山上の垂訓(マタイ5–7章)は、誰にも達成できない、最高水準の人間の規範だと長年考えていました。どうして私は、本当の意味を見逃していたのでしょう。イエスがこう言われたのは、私たちが挫折感を味わうためでなく、神の品性を学ぶためだったのです。

なぜ敵を愛すべきなのでしょう。それは、あわれみ深い神が、善人と悪人の上に太陽を昇らされるからです。なぜ天に宝を蓄えるべきなのでしょう。それは、御父が天に住まわれ、私たちに惜しみなく報いてくださるからです。なぜ恐れ心配する必要が無いのでしょう。それは、野の花や草を飾られる神が、私たちの面倒を見てくださると約束されたからです。なぜ祈るべきなのでしょう。それは、この世の父がパンや魚を子に与えるなら、天の御父はものすごく良い物を求める子たちに与えられるからです。

イエスは、私たちがたゆまず追い求めるべき神の理想を示すだけでなく、この人生でこの水準に達し得る人はないと明らかにするために、「山上の垂訓」を示されたのです。
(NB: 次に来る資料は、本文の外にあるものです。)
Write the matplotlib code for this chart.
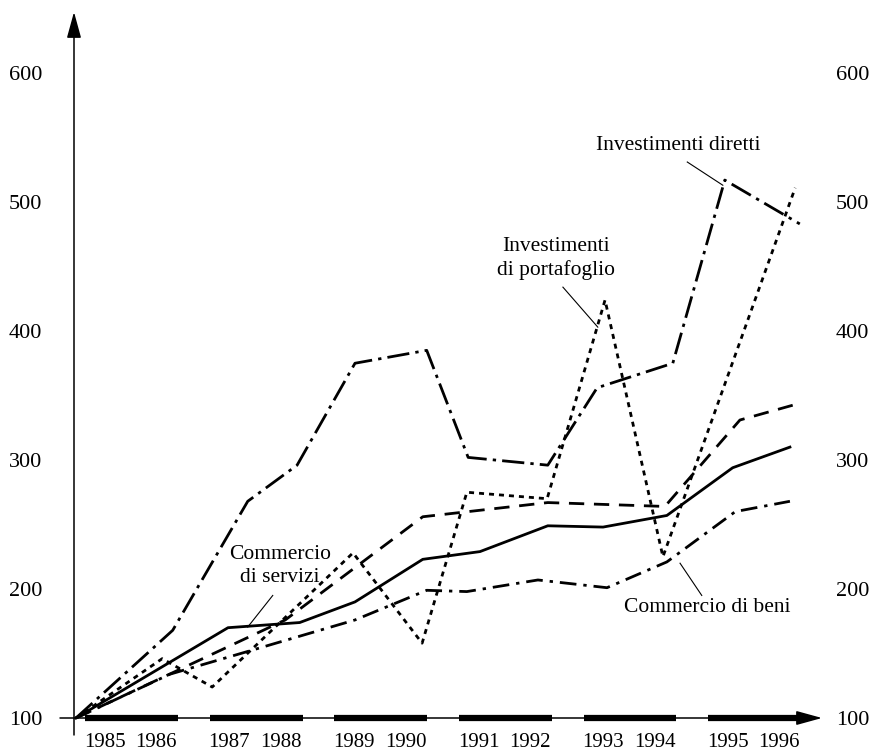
import numpy as np
import matplotlib.pyplot as plt

plt.rcParams['font.family'] = ['Liberation Serif', 'DejaVu Serif']

# valori (indice 1985 = 100), posizioni in anni
diretti_x = [1985.00, 1986.47, 1987.61, 1988.36, 1989.24, 1990.33, 1990.96, 1992.17, 1992.92, 1994.07, 1994.86, 1996.00]
diretti_y = [100, 168, 268, 296, 375, 385, 302, 296, 356, 375, 517, 483]

portafoglio_x = [1985.00, 1986.31, 1987.07, 1989.21, 1990.26, 1990.94, 1992.16, 1993.04, 1993.92, 1995.93]
portafoglio_y = [100, 146, 124, 228, 158, 275, 270, 424, 225, 511]

servizi_x = [1985.00, 1987.31, 1988.40, 1989.24, 1990.27, 1991.14, 1992.17, 1993.01, 1993.98, 1994.98, 1995.85]
servizi_y = [100, 170, 174, 190, 223, 229, 249, 248, 257, 294, 310]

tratteggio_x = [1985.00, 1988.18, 1990.27, 1992.17, 1993.95, 1995.09, 1996.00]
tratteggio_y = [100, 176, 256, 267, 264, 331, 344]

beni_x = [1985.00, 1986.43, 1987.57, 1989.24, 1990.33, 1990.94, 1992.02, 1993.07, 1993.98, 1995.02, 1995.85]
beni_y = [100, 134, 151, 176, 199, 198, 207, 201, 221, 260, 268]

anni = list(range(1985, 1997))
y_ticks = [100, 200, 300, 400, 500, 600]

# scala: 65.8 px per anno, 1.29 px per punto
px_anno = 65.8
px_punto = 1.29

fig = plt.figure(figsize=(8.71, 7.56), dpi=100)
W, H = 871, 756
ax = fig.add_axes([74 / W, (H - 718) / H, (822 - 74) / W, (718 - 12) / H])
ax.set_xlim(1985 - 2 / px_anno, 1985 + 746 / px_anno)
ax.set_ylim(100, 100 + 706 / px_punto)

lw = 2.0
ax.plot(diretti_x, diretti_y, color='black', lw=lw, dashes=(8, 2.2, 1.2, 2.2), clip_on=False)
ax.plot(portafoglio_x, portafoglio_y, color='black', lw=lw, dashes=(1.8, 1.8), clip_on=False)
ax.plot(servizi_x, servizi_y, color='black', lw=lw, clip_on=False)
ax.plot(tratteggio_x, tratteggio_y, color='black', lw=lw, dashes=(5.5, 3.5), clip_on=False)
ax.plot(beni_x, beni_y, color='black', lw=lw, dashes=(6, 2.5, 1.2, 2.5), clip_on=False)

# barre nere sull'asse, una per ogni coppia di anni
inizi = np.array([1985.137 + 1.894 * i for i in range(6)])
fini = inizi + 1.413
ax.hlines(np.full(6, 100), inizi, fini, color='black', lw=4.5, clip_on=False)
pos_anni = []
for s, e in zip(inizi, fini):
    pos_anni += [s + 0.30, e - 0.33]

# assi con frecce
for sp in ax.spines.values():
    sp.set_visible(False)
freccia = dict(arrowstyle='-|>,head_length=0.8,head_width=0.22', mutation_scale=20,
               color='black', lw=1.1, shrinkA=0, shrinkB=0)
ax.annotate('', xy=(0, 1), xytext=(0, -17 / 706), xycoords='axes fraction',
            arrowprops=freccia)
ax.annotate('', xy=(1, 0), xytext=(-14 / 748, 0), xycoords='axes fraction',
            arrowprops=freccia)

ax.set_xticks(pos_anni)
ax.set_xticklabels([str(a) for a in anni], fontsize=15)
ax.tick_params(axis='x', length=0, pad=11)
ax.set_yticks(y_ticks)
ax.set_yticklabels([str(v) for v in y_ticks], fontsize=16)
ax.tick_params(axis='y', length=0, pad=23)

# etichette a destra
for v in y_ticks:
    ax.annotate(str(v), xy=(1, v), xycoords=ax.get_yaxis_transform(),
                xytext=(10, 0), textcoords='offset points',
                ha='left', va='center_baseline', fontsize=16, annotation_clip=False)

# etichette delle serie
def etichetta(testo, xt, yt, xp, yp, xl, yl):
    ax.text(xt, yt, testo, fontsize=15.5, ha='center', va='center', linespacing=1.25)
    ax.plot([xp, xl], [yp, yl], color='black', lw=0.8, clip_on=False)

etichetta('Investimenti diretti', 1994.15, 544, 1994.29, 531, 1994.83, 513)
etichetta('Investimenti\ndi portafoglio', 1992.29, 456, 1992.40, 434, 1992.93, 403)
etichetta('Commercio\ndi servizi', 1988.10, 218, 1987.99, 195, 1987.61, 170.5)
etichetta('Commercio di beni', 1994.59, 186, 1994.51, 195, 1994.18, 220)

fig.savefig('out.png', dpi=100)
私たちはみな、人殺し、かんしゃく持ち、好色漢、盗人、ごう突く張りで、最低水準で神の御前に立っています。どうしようも無い状況ですが、神を知りたいと望むならふさわしい状態です。完璧という水準からこぼれ落ちた人たちは、神の絶対的なあわれみというセーフティーネットの中以外、どこに行けるでしょう。